A ring of charge is a continuous distribution, so you find its field by integrating Coulomb's law over tiny pieces dq, not by plugging into a single point-charge formula.
On the central axis, symmetry cancels all perpendicular field components, leaving E = kQx/(x² + R²)^(3/2) directed along the axis.
The electric field at the exact center of the ring is zero, but the potential there is kQ/R, not zero, because potential is a scalar and doesn't cancel.
Far from the ring (x much bigger than R), both the field and potential reduce to the point-charge formulas, which is the standard limiting-case check FRQ graders look for.

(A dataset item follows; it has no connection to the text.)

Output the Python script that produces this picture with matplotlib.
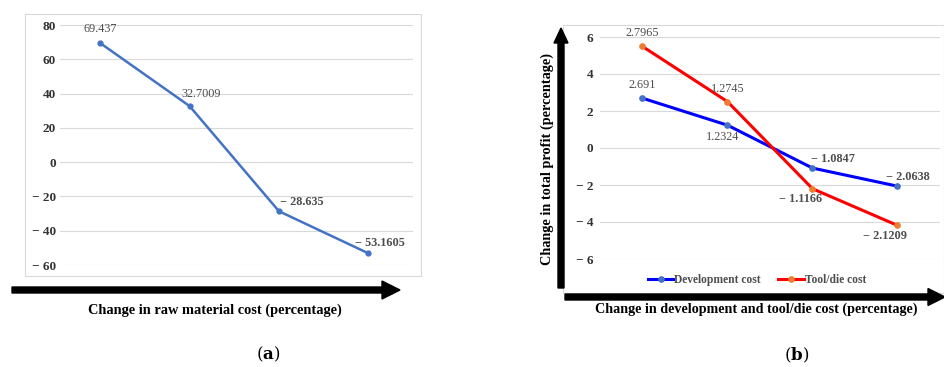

You cannot use Gauss's law for a ring because it has no symmetry that makes E constant over a closed surface; direct integration is required.
The on-axis field is strongest at x = R/√2, a result you can derive by taking dE/dx and setting it to zero.
It's a circular loop of radius R with charge Q distributed uniformly along its circumference. It's the standard Topic 1.5 example for finding electric fields and potentials of continuous charge distributions by integrating Coulomb's law.
Yes. Every piece of charge has a partner directly across the ring whose field cancels it, so E = 0 at the center. But watch out, the potential there is kQ/R, which is definitely not zero. Mixing those up is one of the most common errors on this topic.
No. Gauss's law is always true, but it's only useful when symmetry makes E constant over a Gaussian surface (spheres, infinite cylinders, infinite planes). A ring has none of those symmetries, so you have to integrate Coulomb's law directly.
A ring has charge only on its circumference (linear density λ = Q/2πR), while a disc has charge spread over its whole area (surface density σ). On the exam, you find the disc's field by integrating the ring formula over rings from radius 0 to R, so the ring result is the building block.
E = kQx/(x² + R²)^(3/2), pointing along the axis, where x is the distance from the center. As a check, when x >> R this becomes kQ/x², the point-charge result, and at x = 0 it gives zero.